## Dataset section
————

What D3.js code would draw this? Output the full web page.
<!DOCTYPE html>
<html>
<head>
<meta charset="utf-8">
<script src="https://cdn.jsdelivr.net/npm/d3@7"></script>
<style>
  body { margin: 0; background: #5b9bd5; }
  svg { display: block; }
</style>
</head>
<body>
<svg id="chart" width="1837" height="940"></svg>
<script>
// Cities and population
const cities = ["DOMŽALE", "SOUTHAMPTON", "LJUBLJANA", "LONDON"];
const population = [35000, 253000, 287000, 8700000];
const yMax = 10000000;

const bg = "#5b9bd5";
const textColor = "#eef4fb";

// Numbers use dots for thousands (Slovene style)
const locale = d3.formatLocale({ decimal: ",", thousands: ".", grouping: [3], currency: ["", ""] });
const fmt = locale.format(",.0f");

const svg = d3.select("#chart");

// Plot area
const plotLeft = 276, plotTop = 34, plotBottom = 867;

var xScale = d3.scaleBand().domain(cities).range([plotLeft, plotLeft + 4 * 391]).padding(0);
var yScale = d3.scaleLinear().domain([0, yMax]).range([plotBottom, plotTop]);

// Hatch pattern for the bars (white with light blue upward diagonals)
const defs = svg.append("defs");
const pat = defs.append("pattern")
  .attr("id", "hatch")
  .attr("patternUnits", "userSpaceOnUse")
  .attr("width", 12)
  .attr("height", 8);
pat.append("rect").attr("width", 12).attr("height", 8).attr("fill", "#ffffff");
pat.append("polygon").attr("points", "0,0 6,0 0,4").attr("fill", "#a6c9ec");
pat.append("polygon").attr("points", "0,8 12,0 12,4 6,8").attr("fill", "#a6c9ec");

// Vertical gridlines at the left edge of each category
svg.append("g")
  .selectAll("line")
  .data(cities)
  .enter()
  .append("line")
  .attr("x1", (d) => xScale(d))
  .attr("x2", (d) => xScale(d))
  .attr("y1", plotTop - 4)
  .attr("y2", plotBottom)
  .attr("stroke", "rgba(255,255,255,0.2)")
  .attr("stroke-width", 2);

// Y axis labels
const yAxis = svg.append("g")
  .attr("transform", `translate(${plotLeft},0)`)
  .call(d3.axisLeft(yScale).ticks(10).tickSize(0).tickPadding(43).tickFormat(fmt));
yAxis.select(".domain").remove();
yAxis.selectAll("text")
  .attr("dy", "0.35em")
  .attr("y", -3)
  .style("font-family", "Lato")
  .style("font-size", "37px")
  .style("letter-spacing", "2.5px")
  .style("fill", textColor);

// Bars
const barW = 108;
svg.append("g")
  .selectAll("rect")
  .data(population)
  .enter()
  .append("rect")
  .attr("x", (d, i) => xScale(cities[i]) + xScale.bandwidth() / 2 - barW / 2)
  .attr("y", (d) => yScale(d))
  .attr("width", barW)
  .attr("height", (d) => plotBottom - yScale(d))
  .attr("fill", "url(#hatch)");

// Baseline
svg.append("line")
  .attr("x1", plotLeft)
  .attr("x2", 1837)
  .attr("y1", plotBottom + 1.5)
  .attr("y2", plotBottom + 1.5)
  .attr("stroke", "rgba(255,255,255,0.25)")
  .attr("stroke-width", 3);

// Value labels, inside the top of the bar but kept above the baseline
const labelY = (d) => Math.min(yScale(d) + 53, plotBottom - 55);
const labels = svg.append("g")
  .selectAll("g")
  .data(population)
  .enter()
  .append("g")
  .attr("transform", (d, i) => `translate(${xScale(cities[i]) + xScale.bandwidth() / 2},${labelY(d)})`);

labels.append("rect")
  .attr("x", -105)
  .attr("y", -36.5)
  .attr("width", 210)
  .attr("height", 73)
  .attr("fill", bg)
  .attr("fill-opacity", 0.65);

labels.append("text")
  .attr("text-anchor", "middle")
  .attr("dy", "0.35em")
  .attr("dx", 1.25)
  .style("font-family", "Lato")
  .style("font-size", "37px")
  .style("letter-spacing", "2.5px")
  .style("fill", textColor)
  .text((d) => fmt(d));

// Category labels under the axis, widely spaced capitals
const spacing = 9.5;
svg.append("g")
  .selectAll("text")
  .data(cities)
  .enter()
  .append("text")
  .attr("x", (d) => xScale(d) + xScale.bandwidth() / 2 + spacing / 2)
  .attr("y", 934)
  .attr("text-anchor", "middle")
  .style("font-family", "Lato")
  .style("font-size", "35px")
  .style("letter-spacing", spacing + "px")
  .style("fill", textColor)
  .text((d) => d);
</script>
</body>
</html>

————

## The request
Everything from the first line of the data through the line containing "const plotLeft = 276, plotTop" should be echoed exactly. Add nothing.

## Finished exercise
What D3.js code would draw this? Output the full web page.
<!DOCTYPE html>
<html>
<head>
<meta charset="utf-8">
<script src="https://cdn.jsdelivr.net/npm/d3@7"></script>
<style>
  body { margin: 0; background: #5b9bd5; }
  svg { display: block; }
</style>
</head>
<body>
<svg id="chart" width="1837" height="940"></svg>
<script>
// Cities and population
const cities = ["DOMŽALE", "SOUTHAMPTON", "LJUBLJANA", "LONDON"];
const population = [35000, 253000, 287000, 8700000];
const yMax = 10000000;

const bg = "#5b9bd5";
const textColor = "#eef4fb";

// Numbers use dots for thousands (Slovene style)
const locale = d3.formatLocale({ decimal: ",", thousands: ".", grouping: [3], currency: ["", ""] });
const fmt = locale.format(",.0f");

const svg = d3.select("#chart");

// Plot area
const plotLeft = 276, plotTop = 34, plotBottom = 867;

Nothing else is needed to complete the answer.